Controlled burning is one method being used by the University of California in small areas to try to control the amount of barbed goatgrass. To be most effective, multiple burns had to be performed in the isolated area over two years to more fully rid the area of the grass. After the burns, many native species were able to live in the small area once again.

Another control method used by the University of California to control barbed goatgrass is the spraying of glyphosate. Used over a two-year period in small areas, glyphosate was able kill barbed goatgrass and all its seedlings. Although the chemical is effective in killing barbed goatgrass, it also kills the other plants in the area.
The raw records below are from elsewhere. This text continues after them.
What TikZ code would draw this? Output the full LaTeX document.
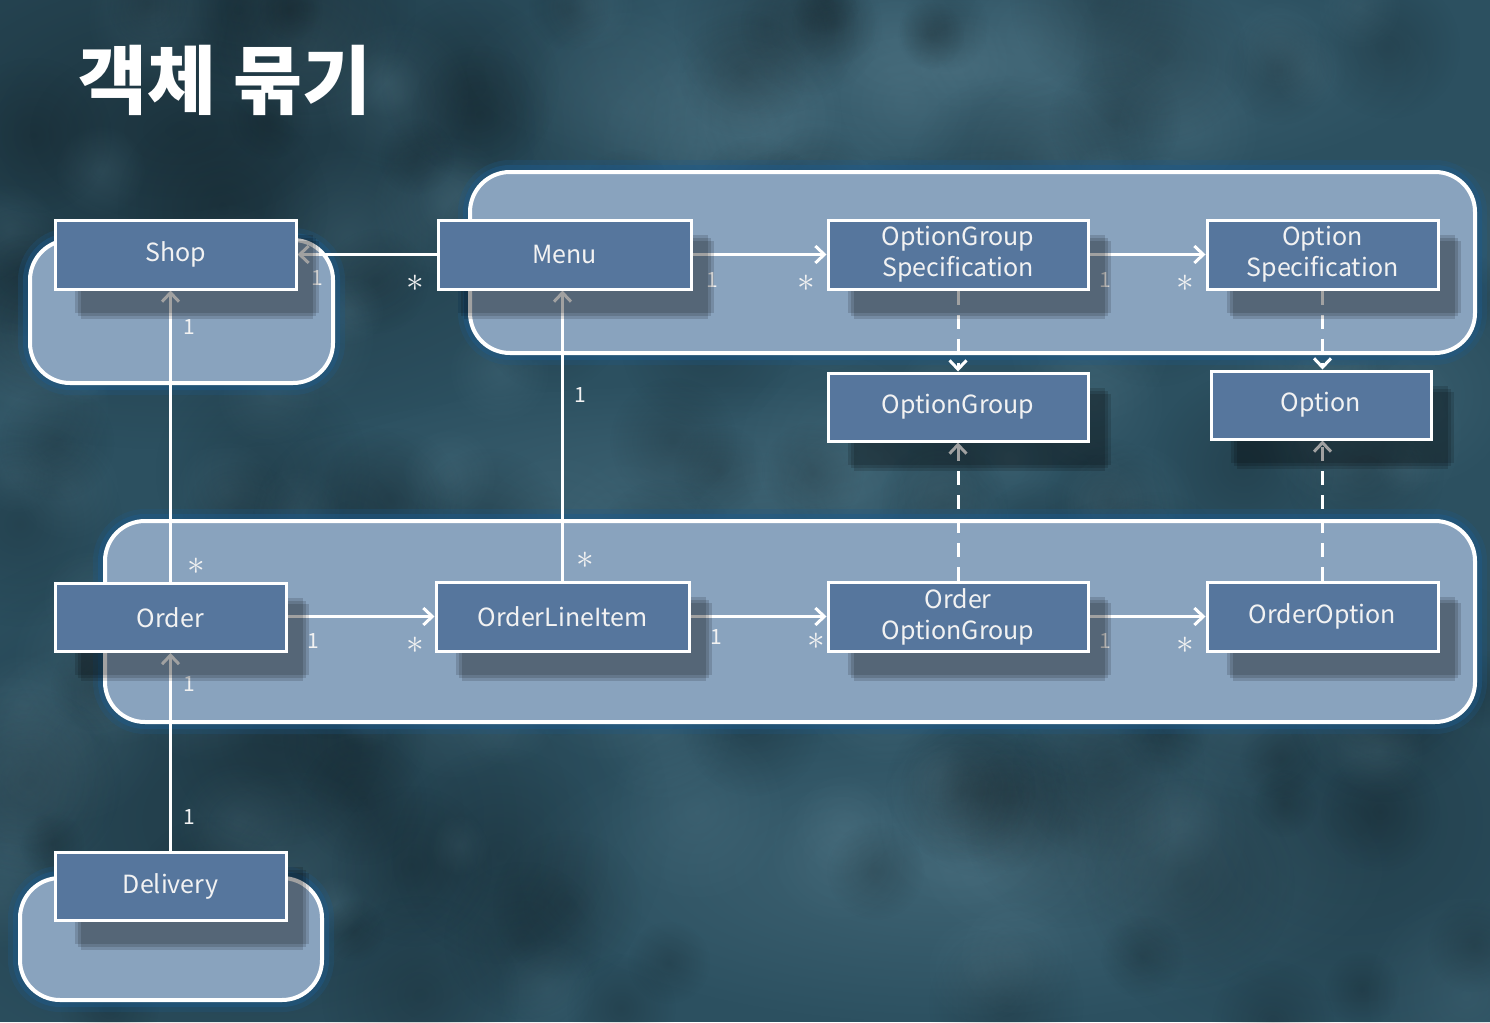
\documentclass[tikz,border=0pt]{standalone}
\usepackage{fontspec}
\setmainfont{Noto Sans CJK KR}
\usetikzlibrary{arrows.meta,fadings}
\definecolor{bgc}{HTML}{2C5060}
\definecolor{boxc}{HTML}{56769D}
\definecolor{contc}{HTML}{89A3BE}
\definecolor{glowc}{HTML}{1E5A8A}
\definecolor{lightbg}{HTML}{5A8090}
\definecolor{txtc}{HTML}{F2F2F2}
\tikzfading[name=softblob, inner color=transparent!0, outer color=transparent!100]
\pgfdeclarelayer{bg}
\pgfdeclarelayer{conn}
\pgfdeclarelayer{shad}
\pgfsetlayers{bg,conn,shad,main}
\newcommand{\mystar}{\scalebox{1.7}{$\ast$}}
\tikzset{
  cls/.style={draw=white, line width=3pt, fill=boxc, text=txtc, align=center,
    inner sep=0pt, font=\fontsize{25}{31}\selectfont},
  cont/.style={draw=white, line width=4pt, fill=contc, rounded corners=40pt},
  glowa/.style={draw=glowc, line width=24pt, opacity=0.25, rounded corners=40pt},
  glowb/.style={draw=glowc, line width=14pt, opacity=0.45, rounded corners=40pt},
  conn/.style={draw=white, line width=3pt, -{Straight Barb[length=9pt,width=17pt]}},
  dconn/.style={conn, dash pattern=on 14pt off 10pt},
  mult/.style={text=txtc, inner sep=0pt, font=\fontsize{21}{22}\selectfont},
  star/.style={text=txtc, inner sep=0pt, font=\fontsize{20}{22}\selectfont},
  shd/.style={fill=black, opacity=0.14},
}
\newcommand{\boxshadow}[1]{%
  \foreach \ins in {0,3,6}{%
  \fill[shd] ([shift={(21pt+\ins pt,-22pt-\ins pt)}]#1.south west) rectangle ([shift={(21pt-\ins pt,-22pt+\ins pt)}]#1.north east);}}
\begin{document}
\begin{tikzpicture}[x=1pt,y=-1pt]
\useasboundingbox (0,0) rectangle (1490,1022);
\begin{pgfonlayer}{bg}
\fill[bgc] (0,0) rectangle (1490,1022);
\fill[black, opacity=0.35, path fading=softblob] (180,130) ellipse (520 and 320);
\fill[black, opacity=0.25, path fading=softblob] (250,820) ellipse (420 and 300);
\fill[black, opacity=0.20, path fading=softblob] (1350,820) ellipse (300 and 260);
\fill[lightbg, opacity=0.40, path fading=softblob] (950,870) ellipse (450 and 160);
\fill[lightbg, opacity=0.45, path fading=softblob] (950,70) ellipse (500 and 130);
\fill[lightbg, opacity=0.30, path fading=softblob] (700,470) ellipse (450 and 90);
\pgfmathsetseed{11}
\foreach \i in {1,...,120}{
  \pgfmathsetmacro{\px}{rnd*1490}
  \pgfmathsetmacro{\py}{rnd*1022}
  \pgfmathsetmacro{\pr}{30+rnd*80}
  \fill[lightbg, opacity=0.22, path fading=softblob] (\px,\py) circle (\pr);
}
\foreach \i in {1,...,100}{
  \pgfmathsetmacro{\px}{rnd*1490}
  \pgfmathsetmacro{\py}{rnd*1022}
  \pgfmathsetmacro{\pr}{30+rnd*80}
  \fill[black, opacity=0.16, path fading=softblob] (\px,\py) circle (\pr);
}
% containers
\path[glowa] (30,240) rectangle (333,383);
\path[glowb] (30,240) rectangle (333,383);
\path[cont] (30,240) rectangle (333,383);
\path[glowa] (470,172) rectangle (1475,353);
\path[glowb] (470,172) rectangle (1475,353);
\path[cont] (470,172) rectangle (1475,353);
\path[glowa] (105,521) rectangle (1475,722);
\path[glowb] (105,521) rectangle (1475,722);
\path[cont] (105,521) rectangle (1475,722);
\path[glowa] (20,878) rectangle (322,1000);
\path[glowb] (20,878) rectangle (322,1000);
\path[cont] (20,878) rectangle (322,1000);
\end{pgfonlayer}

% title
\node[anchor=west, text=white, inner sep=0pt, font=\fontsize{75}{80}\selectfont\bfseries] (title) at (78,80) {객체 묶기};

% classes
\node[cls, minimum width=241pt, minimum height=69pt] (shop) at (175.5,254.5) {Shop};
\node[cls, minimum width=253pt, minimum height=69pt] (menu) at (564.5,254.5) {Menu};
\node[cls, minimum width=260pt, minimum height=69pt] (ogs) at (958,254.5) {OptionGroup\\Specification};
\node[cls, minimum width=231pt, minimum height=69pt] (os) at (1322.5,254.5) {Option\\Specification};
\node[cls, minimum width=260pt, minimum height=68pt] (og) at (958,407) {OptionGroup};
\node[cls, minimum width=220pt, minimum height=68pt] (opt) at (1321,405) {Option};
\node[cls, minimum width=231pt, minimum height=68pt] (order) at (170.5,617.5) {Order};
\node[cls, minimum width=253pt, minimum height=69pt] (oli) at (562.5,616.5) {OrderLineItem};
\node[cls, minimum width=260pt, minimum height=69pt] (oog) at (958,616.5) {Order\\OptionGroup};
\node[cls, minimum width=231pt, minimum height=69pt] (oo) at (1322.5,616.5) {OrderOption};
\node[cls, minimum width=231pt, minimum height=68pt] (del) at (170.5,886) {Delivery};

\begin{pgfonlayer}{shad}
\boxshadow{shop}\boxshadow{menu}\boxshadow{ogs}\boxshadow{os}
\boxshadow{og}\boxshadow{opt}\boxshadow{order}\boxshadow{oli}
\boxshadow{oog}\boxshadow{oo}\boxshadow{del}
\end{pgfonlayer}

\begin{pgfonlayer}{conn}
% associations
\draw[conn] (menu.west) -- (shop.east);
\draw[conn] (order.north) -- (order.north |- shop.south);
\draw[conn] (oli.north) -- (oli.north |- menu.south);
\draw[conn] (menu.east) -- (ogs.west);
\draw[conn] (ogs.east) -- (os.west);
\draw[dconn] (ogs.south) -- (og.north);
\draw[dconn] (os.south) -- (os.south |- opt.north);
\draw[conn] (order.east |- oli.west) -- (oli.west);
\draw[conn] (oli.east) -- (oog.west);
\draw[conn] (oog.east) -- (oo.west);
\draw[dconn] (oog.north) -- (og.south);
\draw[dconn] (oo.north) -- (oo.north |- opt.south);
\draw[conn] (del.north) -- (order.south);
% multiplicities
\node[mult] (m1) at (317,278) {1};
\node[star] (m2) at (415,283) {\mystar};
\node[mult] (m3) at (189,327) {1};
\node[star] (m4) at (196,566) {\mystar};
\node[mult] (m5) at (580,395) {1};
\node[star] (m6) at (585,560) {\mystar};
\node[mult] (m7) at (712,280) {1};
\node[star] (m8) at (806,283) {\mystar};
\node[mult] (m9) at (1105,280) {1};
\node[star] (m10) at (1185,283) {\mystar};
\node[mult] (m11) at (313,641) {1};
\node[star] (m12) at (415,645) {\mystar};
\node[mult] (m13) at (716,637) {1};
\node[star] (m14) at (816,641) {\mystar};
\node[mult] (m15) at (1105,641) {1};
\node[star] (m16) at (1185,645) {\mystar};
\node[mult] (m17) at (189,684) {1};
\node[mult] (m18) at (189,817) {1};
\end{pgfonlayer}
\end{tikzpicture}
\end{document}
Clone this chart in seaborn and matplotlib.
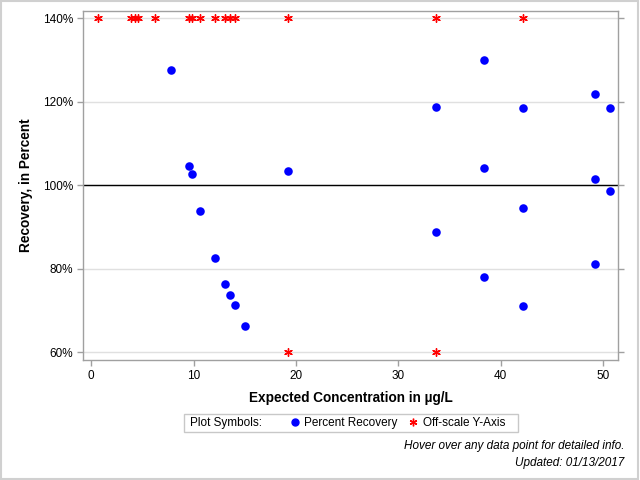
import numpy as np
import pandas as pd
import matplotlib
matplotlib.use('Agg')
import matplotlib.pyplot as plt
import seaborn as sns
from matplotlib.lines import Line2D
from matplotlib.patches import Rectangle

# on-scale recovery values
conc = [7.8, 9.6, 9.8, 10.6, 12.1, 13.1, 13.6, 14.0, 15.0, 19.2,
        33.7, 33.7, 38.4, 38.4, 38.4, 42.2, 42.2, 42.2,
        49.2, 49.2, 49.2, 50.7, 50.7]
recovery = [127.7, 104.7, 102.8, 93.9, 82.6, 76.4, 73.7, 71.3, 66.3, 103.5,
            118.7, 88.9, 130.1, 104.2, 78.0, 118.4, 94.6, 71.1,
            121.9, 101.6, 81.2, 118.4, 98.7]

# off-scale points, drawn at the axis limits
off_conc = [0.7, 3.9, 4.3, 4.6, 6.2, 9.6, 9.8, 10.6, 12.1, 13.1, 13.6, 14.0,
            19.2, 33.7, 42.2, 19.2, 33.7]
off_val = [140] * 15 + [60, 60]

xticks = [0, 10, 20, 30, 40, 50]
yticks = [60, 80, 100, 120, 140]

df = pd.DataFrame({'conc': conc, 'rec': recovery})
df_off = pd.DataFrame({'conc': off_conc, 'rec': off_val})

sns.set_style('white')
plt.rcParams['font.family'] = ['Liberation Sans', 'DejaVu Sans']
plt.rcParams['text.color'] = 'black'
plt.rcParams['xtick.labelcolor'] = 'black'
plt.rcParams['ytick.labelcolor'] = 'black'
plt.rcParams['axes.labelcolor'] = 'black'

fig = plt.figure(figsize=(6.4, 4.8), dpi=100)
ax = fig.add_axes([83 / 640, 1 - 360 / 480, (618 - 83) / 640, (360 - 11) / 480])

for y in yticks:
    ax.axhline(y, color='#e0e0e0', lw=1, zorder=0)
ax.axhline(100, color='black', lw=1, zorder=1)

sns.scatterplot(data=df, x='conc', y='rec', ax=ax, color='blue', s=38,
                edgecolor='blue', linewidth=0, zorder=3, legend=False)
sns.scatterplot(data=df_off, x='conc', y='rec', ax=ax, color='red',
                marker=(6, 2, 0), s=30, linewidth=1, zorder=3, legend=False)

ax.set_xlim(-0.8, 51.45)
ax.set_ylim(58.15, 141.75)
ax.set_xticks(xticks)
ax.set_yticks(yticks)
ax.set_yticklabels([f'{v}%' for v in yticks])
ax.tick_params(axis='both', labelsize=8.5, length=4, width=1, color='#a0a0a0',
               direction='out', pad=3, labelcolor='black')
ax.tick_params(axis='y', right=True, left=True)
ax.tick_params(axis='x', bottom=True)
for s in ax.spines.values():
    s.set_color('#a0a0a0')
    s.set_linewidth(1)

ax.set_xlabel('Expected Concentration in µg/L', fontsize=9.8, fontweight='bold', labelpad=7)
ax.set_ylabel('Recovery, in Percent', fontsize=9.8, fontweight='bold', labelpad=7)

# legend box: frame and caption drawn by hand, symbols by a frameless legend
fig.patches.append(Rectangle((184 / 640, 1 - 432 / 480), 334 / 640, 18 / 480,
                             transform=fig.transFigure, fill=False,
                             edgecolor='#c8c8c8', lw=1))
fig.text(190 / 640, 1 - 423 / 480, 'Plot Symbols:', ha='left', va='center',
         fontsize=8.5)
handles = [Line2D([], [], linestyle='none', marker='o', color='blue', markersize=5),
           Line2D([], [], linestyle='none', marker=(6, 2, 0), color='red',
                  markersize=5.5, markeredgewidth=1)]
labels = ['Percent Recovery', 'Off-scale Y-Axis']
fig.legend(handles, labels, loc='center left', ncol=2,
           bbox_to_anchor=(282 / 640, 1 - 423 / 480), fontsize=8.5,
           frameon=False, handlelength=1, handletextpad=0.3,
           columnspacing=0.8, borderpad=0.1)

fig.text(624 / 640, 1 - 446 / 480, 'Hover over any data point for detailed info.',
         ha='right', va='center', fontsize=8.5, style='italic')
fig.text(624 / 640, 1 - 463 / 480, 'Updated: 01/13/2017',
         ha='right', va='center', fontsize=8.5, style='italic')

fig.patches.append(Rectangle((0.001, 0.002), 0.996, 0.996, transform=fig.transFigure,
                             fill=False, edgecolor='#d0d0d0', lw=1.5))

fig.savefig('out.png', dpi=100)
Aminocyclopyrachlor, a new experimental chemical is being used to control barbed goatgrass by the University of California's Weed Science department. It has been shown to be extremely effective, however, aminocyclopyrachlor is not a registered herbicide and as such, widespread use is not yet allowed.

Mowing of the grass is another control method. It allows the grass to be cut before maturing and developing seeds to reproduce, but it is not as effective as the other methods as the deep and established root system of the barbed goatgrass is still in place and can grow again.

==Impact on humans==
Although there are many ways to control the growth of barbed goatgrass, a real solution has not been found in its widespread prevention. Barbed goatgrass cross breeds with different types of wheat, causing the grain to become infertile and unusable for harvest, which hurts the economy of the rural California areas. It can also seriously harm grazing animals by the barbs becoming embedded in their nose, mouth, and eyes, causing farmers and ranchers extra expenses. It reduces the amount of forage in the area, decreases biodiversity and overall degrades the ecosystem it resides in. Studies of the University of California also show that if climate change increased the amount of precipitation in the area, the amount of barbed goatgrass may increase, destroying even more of its ecosystem. Its rapid growth and resiliency against control methods prove that barbed goatgrass is an invasive species that could cause many more problems to the agriculture of California and possibly many other areas if it is not taken care of soon.